= Lucius Caecilius Metellus (consul 68 BC) =

Roman politician

Lucius Caecilius Metellus was a Roman aristocrat. He was praetor in 71 BC. He succeeded Gaius Verres as governor of Sicily in 70 BC. He died in office as consul in 68 BC. His co-consul was Quintus Marcius Rex.

== Family ==
The Caecilii Metelli were an illustrious family of the Roman republic. They were politically conservative, although members of the plebeian gens Caecilia.

Lucius' grandfather was Quintus Caecilius Metellus Macedonicus. He was praetor in 148 BC, consul in 143 BC, and censor in 131 BC. He was given the command in Macedonia, where he defeated Andriscus, a pretender to the throne. He received a triumph and the cognomen 'Macedonicus' for his victory. He was an opponent of Tiberius Gracchus and Gaius Gracchus.

Lucius' father was Gaius Caecilius Metellus Caprarius, Macedonicus' youngest son. Caprarius fought under Scipio Aemilianus in Numantia.

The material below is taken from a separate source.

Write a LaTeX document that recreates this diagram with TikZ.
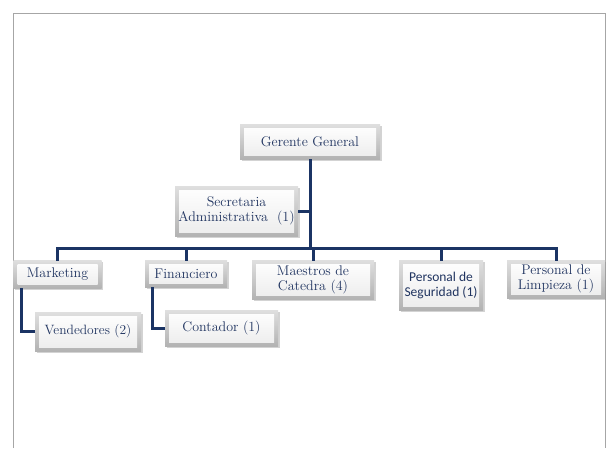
\documentclass[tikz,border=0pt]{standalone}
\usepackage{fontspec}
\newfontfamily\calibrifont{Carlito}
\usetikzlibrary{positioning, calc, shadows}
\definecolor{navyline}{RGB}{27,52,100}
\definecolor{navytext}{RGB}{32,52,96}

\begin{document}
\begin{tikzpicture}[
    x=1pt, y=-1pt,
    box/.style={rectangle, top color=gray!25, bottom color=gray!60, text=navytext,
        align=center, inner sep=1pt, font=\fontsize{14}{15}\selectfont,
        drop shadow={shadow xshift=1.5pt, shadow yshift=-1.5pt, opacity=0.35},
        path picture={\shade[top color=white, bottom color=gray!15]
            ([shift={(4pt,4pt)}]path picture bounding box.south west) rectangle
            ([shift={(-4pt,-4pt)}]path picture bounding box.north east);}},
    link/.style={draw=navyline, line width=3pt}
]
\useasboundingbox (0,0) rectangle (606,448);

% Page frame
\draw[gray!70, line width=0.8pt] (13,448) -- (13,13) -- (605,13) -- (605,448);

% Top
\node[box, minimum width=140, minimum height=35] (gerente) at (310,141.5) {Gerente General};

% Staff
\node[box, minimum width=123, minimum height=50] (secretaria) at (236.5,211) {Secretaria\\Administrativa\ \ (1)};

% Departments
\node[box, minimum width=88, minimum height=28] (marketing) at (57.5,274) {Marketing};
\node[box, minimum width=82, minimum height=27] (financiero) at (186,273.5) {Financiero};
\node[box, minimum width=122, minimum height=39] (maestros) at (313,279.5) {Maestros de\\Catedra (4)};
\node[box, minimum width=84, minimum height=50, font=\calibrifont\fontsize{13.5}{15}\selectfont] (seguridad) at (441,285) {Personal de\\Seguridad (1)};
\node[box, minimum width=98, minimum height=38] (limpieza) at (556,279) {Personal de\\Limpieza (1)};

% Sub-units
\node[box, minimum width=106, minimum height=39, font=\fontsize{13.5}{15}\selectfont] (vendedores) at (88,331.5) {Vendedores (2)};
\node[box, minimum width=113, minimum height=36] (contador) at (221.5,328) {Contador (1)};

% Lines
\coordinate (hub) at (310,248);
\draw[link] (gerente) -- (hub);
\draw[link] (secretaria.east) -- (secretaria.east -| hub);
\foreach \dept in {marketing, financiero, maestros, seguridad, limpieza}
    \draw[link, line cap=rect] (hub) -| (\dept.north);
\draw[link] ([xshift=8pt]marketing.south west) |- (vendedores.west);
\draw[link] ([xshift=8pt]financiero.south west) |- (contador.west);

\end{tikzpicture}
\end{document}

He was praetor in 117 BC, consul in 113 BC, and fought as proconsul in Thrace in 112 BC. He triumphed for his victory in Thrace in 111 BC. He was censor in 102 BC.

Lucius had two brothers. One was Quintus Caecilius Metellus Creticus. Creticus was praetor in 74 BC, consul in 69 BC, and pontifex from 73 until his death in the late 50s BC. He was given the proconsular command against Crete during his consulship. He subjugated the island and triumphed for his victory in 62 BC. He was an opponent of Pompey. Lucius' other brother was Marcus Caecilius Metellus. He was praetor and president of the extortion court in 69 BC.

Lucius' sister, Caecilia Metella, was married to Gaius Verres. Verres was governor of Sicily from 73 to 71 BC and the defendant on trial in Cicero's speech Against Verres I.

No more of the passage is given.